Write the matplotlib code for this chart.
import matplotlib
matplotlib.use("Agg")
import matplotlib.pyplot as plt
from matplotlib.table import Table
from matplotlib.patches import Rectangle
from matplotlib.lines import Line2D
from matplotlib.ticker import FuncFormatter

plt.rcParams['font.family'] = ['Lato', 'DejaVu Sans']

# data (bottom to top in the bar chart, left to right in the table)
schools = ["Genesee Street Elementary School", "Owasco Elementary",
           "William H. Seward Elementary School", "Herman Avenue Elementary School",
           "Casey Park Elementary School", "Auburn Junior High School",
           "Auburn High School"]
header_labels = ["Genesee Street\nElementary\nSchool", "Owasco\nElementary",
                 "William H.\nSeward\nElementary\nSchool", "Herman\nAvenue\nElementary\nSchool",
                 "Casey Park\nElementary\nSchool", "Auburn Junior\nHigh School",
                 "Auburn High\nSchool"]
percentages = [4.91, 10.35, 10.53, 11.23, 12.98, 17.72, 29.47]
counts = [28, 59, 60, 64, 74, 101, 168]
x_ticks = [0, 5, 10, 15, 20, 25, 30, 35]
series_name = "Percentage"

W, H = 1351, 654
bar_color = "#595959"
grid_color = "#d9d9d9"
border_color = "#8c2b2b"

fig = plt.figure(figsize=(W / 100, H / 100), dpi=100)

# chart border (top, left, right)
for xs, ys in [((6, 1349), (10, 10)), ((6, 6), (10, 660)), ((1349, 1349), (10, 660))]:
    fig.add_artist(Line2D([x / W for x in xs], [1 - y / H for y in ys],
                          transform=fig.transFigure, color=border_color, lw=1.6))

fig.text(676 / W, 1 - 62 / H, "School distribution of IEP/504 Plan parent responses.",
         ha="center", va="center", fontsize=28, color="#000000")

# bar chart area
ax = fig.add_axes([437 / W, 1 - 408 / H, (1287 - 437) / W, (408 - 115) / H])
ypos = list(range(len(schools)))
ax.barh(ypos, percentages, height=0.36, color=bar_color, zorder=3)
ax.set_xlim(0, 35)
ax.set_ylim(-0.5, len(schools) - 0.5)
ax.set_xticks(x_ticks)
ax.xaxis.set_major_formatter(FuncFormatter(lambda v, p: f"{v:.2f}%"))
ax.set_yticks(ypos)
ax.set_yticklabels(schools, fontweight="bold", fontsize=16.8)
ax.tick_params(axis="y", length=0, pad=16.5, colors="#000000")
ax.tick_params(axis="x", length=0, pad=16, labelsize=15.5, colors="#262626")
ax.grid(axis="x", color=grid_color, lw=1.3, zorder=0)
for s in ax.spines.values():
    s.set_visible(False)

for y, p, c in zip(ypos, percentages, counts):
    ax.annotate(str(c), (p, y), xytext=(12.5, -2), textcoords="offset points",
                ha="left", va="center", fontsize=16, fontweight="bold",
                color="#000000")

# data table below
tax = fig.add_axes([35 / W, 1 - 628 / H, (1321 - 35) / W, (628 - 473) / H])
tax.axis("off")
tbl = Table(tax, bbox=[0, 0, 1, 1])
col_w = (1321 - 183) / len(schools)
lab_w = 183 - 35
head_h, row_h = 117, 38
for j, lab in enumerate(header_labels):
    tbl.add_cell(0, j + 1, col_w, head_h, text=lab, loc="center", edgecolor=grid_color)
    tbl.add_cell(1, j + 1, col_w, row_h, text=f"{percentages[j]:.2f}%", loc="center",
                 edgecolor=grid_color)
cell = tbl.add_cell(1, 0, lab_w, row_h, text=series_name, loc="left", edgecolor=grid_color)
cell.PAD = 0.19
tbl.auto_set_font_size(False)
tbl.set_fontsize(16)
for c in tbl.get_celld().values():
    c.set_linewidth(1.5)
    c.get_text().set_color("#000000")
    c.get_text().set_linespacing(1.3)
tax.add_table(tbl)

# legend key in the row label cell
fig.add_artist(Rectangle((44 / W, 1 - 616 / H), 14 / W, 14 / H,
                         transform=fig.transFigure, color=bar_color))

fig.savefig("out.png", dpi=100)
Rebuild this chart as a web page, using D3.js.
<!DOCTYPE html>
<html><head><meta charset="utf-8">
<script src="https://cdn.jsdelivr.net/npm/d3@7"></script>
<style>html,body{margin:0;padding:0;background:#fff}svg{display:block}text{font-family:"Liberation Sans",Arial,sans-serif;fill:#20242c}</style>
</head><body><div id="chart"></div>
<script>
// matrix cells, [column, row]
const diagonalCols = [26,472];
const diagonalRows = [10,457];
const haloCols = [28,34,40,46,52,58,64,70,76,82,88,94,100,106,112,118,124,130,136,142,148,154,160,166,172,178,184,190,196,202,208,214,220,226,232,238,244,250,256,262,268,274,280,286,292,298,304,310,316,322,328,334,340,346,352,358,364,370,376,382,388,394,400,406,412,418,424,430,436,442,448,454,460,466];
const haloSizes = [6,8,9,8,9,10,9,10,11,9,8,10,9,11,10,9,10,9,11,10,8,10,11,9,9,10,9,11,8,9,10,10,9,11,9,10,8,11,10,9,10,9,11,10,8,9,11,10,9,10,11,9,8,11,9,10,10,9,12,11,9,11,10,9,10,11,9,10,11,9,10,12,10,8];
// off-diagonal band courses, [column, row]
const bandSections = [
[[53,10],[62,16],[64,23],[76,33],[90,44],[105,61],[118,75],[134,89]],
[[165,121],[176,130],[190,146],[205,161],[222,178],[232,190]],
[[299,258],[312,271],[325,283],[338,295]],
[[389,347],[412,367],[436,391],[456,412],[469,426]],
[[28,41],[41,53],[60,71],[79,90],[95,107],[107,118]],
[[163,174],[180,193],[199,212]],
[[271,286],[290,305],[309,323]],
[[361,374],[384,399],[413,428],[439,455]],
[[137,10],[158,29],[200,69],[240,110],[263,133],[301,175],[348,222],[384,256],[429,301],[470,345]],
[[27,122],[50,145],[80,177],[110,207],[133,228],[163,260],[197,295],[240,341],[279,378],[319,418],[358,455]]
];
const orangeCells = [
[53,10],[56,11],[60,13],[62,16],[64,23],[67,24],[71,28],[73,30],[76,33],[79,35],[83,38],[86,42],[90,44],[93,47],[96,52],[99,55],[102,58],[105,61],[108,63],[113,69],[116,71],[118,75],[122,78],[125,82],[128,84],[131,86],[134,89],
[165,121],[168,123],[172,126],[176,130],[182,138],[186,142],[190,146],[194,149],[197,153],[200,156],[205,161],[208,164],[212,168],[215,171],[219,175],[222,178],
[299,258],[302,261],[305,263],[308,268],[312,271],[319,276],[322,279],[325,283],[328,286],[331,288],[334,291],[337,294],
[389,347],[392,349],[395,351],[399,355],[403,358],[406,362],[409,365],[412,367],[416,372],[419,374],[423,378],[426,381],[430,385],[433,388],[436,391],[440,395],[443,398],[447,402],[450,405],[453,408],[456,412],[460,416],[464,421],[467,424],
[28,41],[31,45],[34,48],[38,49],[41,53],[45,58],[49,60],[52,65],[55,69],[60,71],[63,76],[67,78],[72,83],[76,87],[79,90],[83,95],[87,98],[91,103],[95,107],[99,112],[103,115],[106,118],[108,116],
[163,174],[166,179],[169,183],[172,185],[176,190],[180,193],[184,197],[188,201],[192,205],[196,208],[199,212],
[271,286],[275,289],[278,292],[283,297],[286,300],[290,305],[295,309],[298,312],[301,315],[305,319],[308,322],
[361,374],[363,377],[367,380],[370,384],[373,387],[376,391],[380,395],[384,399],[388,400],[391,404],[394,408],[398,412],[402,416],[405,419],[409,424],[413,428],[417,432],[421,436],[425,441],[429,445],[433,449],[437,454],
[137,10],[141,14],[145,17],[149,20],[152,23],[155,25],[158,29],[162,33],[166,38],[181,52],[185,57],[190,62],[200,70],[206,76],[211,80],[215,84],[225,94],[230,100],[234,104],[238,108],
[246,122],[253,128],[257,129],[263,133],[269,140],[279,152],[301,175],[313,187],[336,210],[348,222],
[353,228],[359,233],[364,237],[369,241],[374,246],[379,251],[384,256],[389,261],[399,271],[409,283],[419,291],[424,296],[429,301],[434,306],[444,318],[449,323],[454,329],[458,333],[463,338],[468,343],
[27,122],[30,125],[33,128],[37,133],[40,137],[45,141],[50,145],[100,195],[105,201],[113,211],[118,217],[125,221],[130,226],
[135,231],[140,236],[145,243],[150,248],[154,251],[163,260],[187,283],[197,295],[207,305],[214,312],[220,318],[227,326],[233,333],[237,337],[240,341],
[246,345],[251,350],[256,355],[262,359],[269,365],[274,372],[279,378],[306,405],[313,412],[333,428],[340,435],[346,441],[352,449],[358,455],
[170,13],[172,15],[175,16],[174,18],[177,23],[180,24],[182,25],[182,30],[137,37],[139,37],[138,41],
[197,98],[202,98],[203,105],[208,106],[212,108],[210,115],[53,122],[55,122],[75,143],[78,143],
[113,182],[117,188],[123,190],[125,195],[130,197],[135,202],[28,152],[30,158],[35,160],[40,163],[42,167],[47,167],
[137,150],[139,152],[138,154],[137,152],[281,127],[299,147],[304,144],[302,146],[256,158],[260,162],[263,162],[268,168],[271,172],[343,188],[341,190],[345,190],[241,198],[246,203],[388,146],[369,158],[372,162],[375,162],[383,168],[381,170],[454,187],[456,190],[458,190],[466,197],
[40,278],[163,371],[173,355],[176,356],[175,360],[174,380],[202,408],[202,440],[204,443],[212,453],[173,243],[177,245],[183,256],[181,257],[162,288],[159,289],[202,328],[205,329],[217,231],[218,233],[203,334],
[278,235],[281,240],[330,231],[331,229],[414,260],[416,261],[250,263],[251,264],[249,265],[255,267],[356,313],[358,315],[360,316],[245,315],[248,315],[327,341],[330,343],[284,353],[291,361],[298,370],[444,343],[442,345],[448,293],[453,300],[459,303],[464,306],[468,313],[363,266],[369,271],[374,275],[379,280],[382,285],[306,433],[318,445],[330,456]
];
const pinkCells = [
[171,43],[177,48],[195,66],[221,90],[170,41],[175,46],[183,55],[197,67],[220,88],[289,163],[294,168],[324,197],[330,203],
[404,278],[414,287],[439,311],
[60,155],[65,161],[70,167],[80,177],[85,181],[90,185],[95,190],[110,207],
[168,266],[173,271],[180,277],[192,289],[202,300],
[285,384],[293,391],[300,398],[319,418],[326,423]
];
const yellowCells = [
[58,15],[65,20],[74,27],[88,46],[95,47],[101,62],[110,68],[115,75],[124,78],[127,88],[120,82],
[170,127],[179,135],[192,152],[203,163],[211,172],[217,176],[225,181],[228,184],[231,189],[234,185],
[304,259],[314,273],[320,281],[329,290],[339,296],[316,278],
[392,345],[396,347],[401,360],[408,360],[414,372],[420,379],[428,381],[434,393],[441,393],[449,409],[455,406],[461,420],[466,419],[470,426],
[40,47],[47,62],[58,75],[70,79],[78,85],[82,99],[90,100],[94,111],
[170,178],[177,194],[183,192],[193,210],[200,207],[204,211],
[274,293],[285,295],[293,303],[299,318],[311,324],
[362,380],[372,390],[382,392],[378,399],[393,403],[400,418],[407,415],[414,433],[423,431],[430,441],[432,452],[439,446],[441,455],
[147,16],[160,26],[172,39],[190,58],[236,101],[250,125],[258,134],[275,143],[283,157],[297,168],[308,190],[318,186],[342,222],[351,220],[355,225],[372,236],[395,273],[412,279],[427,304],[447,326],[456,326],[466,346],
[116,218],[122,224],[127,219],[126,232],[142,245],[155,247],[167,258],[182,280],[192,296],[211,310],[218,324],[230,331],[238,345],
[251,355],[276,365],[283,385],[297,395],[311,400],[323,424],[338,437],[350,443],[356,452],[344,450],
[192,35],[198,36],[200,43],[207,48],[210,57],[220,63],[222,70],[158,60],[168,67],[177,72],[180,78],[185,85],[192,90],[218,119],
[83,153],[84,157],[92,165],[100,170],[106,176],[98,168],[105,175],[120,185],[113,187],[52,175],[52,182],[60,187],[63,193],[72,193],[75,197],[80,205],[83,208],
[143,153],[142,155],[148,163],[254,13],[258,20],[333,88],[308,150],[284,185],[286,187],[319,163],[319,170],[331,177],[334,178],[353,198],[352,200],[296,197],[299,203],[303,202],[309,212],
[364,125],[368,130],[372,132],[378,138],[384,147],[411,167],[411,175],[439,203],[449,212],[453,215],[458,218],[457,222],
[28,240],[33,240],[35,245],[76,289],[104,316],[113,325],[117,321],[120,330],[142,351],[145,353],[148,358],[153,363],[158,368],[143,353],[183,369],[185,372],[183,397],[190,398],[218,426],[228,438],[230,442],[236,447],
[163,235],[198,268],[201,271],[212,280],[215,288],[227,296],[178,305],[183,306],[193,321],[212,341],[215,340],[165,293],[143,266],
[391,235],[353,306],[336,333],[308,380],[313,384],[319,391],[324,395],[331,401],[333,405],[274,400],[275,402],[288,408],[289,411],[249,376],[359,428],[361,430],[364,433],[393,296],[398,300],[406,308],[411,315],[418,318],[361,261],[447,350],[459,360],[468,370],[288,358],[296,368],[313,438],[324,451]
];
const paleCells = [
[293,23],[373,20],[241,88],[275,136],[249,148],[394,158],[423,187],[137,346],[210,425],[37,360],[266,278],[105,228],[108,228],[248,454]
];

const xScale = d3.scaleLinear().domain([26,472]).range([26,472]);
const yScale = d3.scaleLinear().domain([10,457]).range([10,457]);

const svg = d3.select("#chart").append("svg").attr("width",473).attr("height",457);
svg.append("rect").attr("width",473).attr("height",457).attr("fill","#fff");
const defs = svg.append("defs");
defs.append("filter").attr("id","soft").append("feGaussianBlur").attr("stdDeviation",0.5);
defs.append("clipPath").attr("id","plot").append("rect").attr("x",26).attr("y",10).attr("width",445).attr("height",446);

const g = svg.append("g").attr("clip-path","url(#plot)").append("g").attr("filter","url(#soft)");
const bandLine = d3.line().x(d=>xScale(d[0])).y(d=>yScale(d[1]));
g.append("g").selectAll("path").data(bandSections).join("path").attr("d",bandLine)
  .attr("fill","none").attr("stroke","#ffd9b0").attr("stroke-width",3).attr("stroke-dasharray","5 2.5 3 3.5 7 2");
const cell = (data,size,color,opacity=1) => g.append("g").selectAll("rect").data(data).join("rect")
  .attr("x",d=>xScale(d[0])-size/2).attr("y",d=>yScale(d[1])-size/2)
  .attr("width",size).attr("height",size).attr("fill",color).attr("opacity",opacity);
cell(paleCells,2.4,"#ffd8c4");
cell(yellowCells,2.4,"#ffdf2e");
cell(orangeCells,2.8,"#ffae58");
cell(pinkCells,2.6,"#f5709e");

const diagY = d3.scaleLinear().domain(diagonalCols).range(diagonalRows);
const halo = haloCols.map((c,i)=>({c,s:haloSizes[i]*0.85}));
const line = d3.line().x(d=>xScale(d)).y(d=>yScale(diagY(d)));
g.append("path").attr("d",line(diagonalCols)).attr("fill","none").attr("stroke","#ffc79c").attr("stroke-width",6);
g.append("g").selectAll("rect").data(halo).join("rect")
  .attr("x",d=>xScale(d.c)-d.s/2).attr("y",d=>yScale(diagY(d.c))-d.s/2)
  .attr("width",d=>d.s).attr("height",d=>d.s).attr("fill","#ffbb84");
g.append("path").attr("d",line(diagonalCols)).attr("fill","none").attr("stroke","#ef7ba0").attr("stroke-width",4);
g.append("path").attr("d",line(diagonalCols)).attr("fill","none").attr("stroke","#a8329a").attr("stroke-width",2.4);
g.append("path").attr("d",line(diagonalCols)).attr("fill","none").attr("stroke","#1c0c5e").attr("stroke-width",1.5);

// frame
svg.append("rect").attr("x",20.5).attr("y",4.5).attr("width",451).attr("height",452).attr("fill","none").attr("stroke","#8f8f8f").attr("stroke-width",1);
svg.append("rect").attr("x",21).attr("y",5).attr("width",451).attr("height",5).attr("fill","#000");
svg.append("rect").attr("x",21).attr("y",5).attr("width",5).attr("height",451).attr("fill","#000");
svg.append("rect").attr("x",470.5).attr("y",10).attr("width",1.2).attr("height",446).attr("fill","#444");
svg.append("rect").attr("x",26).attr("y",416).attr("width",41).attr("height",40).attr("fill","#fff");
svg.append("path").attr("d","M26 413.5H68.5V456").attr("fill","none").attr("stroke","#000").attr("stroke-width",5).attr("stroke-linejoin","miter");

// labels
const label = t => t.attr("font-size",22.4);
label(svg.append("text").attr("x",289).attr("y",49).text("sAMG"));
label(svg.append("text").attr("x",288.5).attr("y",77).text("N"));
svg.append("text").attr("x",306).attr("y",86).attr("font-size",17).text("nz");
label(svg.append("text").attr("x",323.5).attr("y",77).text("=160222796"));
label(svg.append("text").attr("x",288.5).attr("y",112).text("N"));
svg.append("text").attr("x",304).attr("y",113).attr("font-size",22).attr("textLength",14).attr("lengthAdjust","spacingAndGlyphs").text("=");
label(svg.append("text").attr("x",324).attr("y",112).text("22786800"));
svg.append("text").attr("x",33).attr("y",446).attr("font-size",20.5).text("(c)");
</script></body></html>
****
Your output should consist solely of the lines from the beginning of the entries through the line containing "plt.rcParams['font.family'] = ['Lato', 'DejaVu", reproduced exactly.

Write the matplotlib code for this chart.
import matplotlib
matplotlib.use("Agg")
import matplotlib.pyplot as plt
from matplotlib.table import Table
from matplotlib.patches import Rectangle
from matplotlib.lines import Line2D
from matplotlib.ticker import FuncFormatter

plt.rcParams['font.family'] = ['Lato', 'DejaVu Sans']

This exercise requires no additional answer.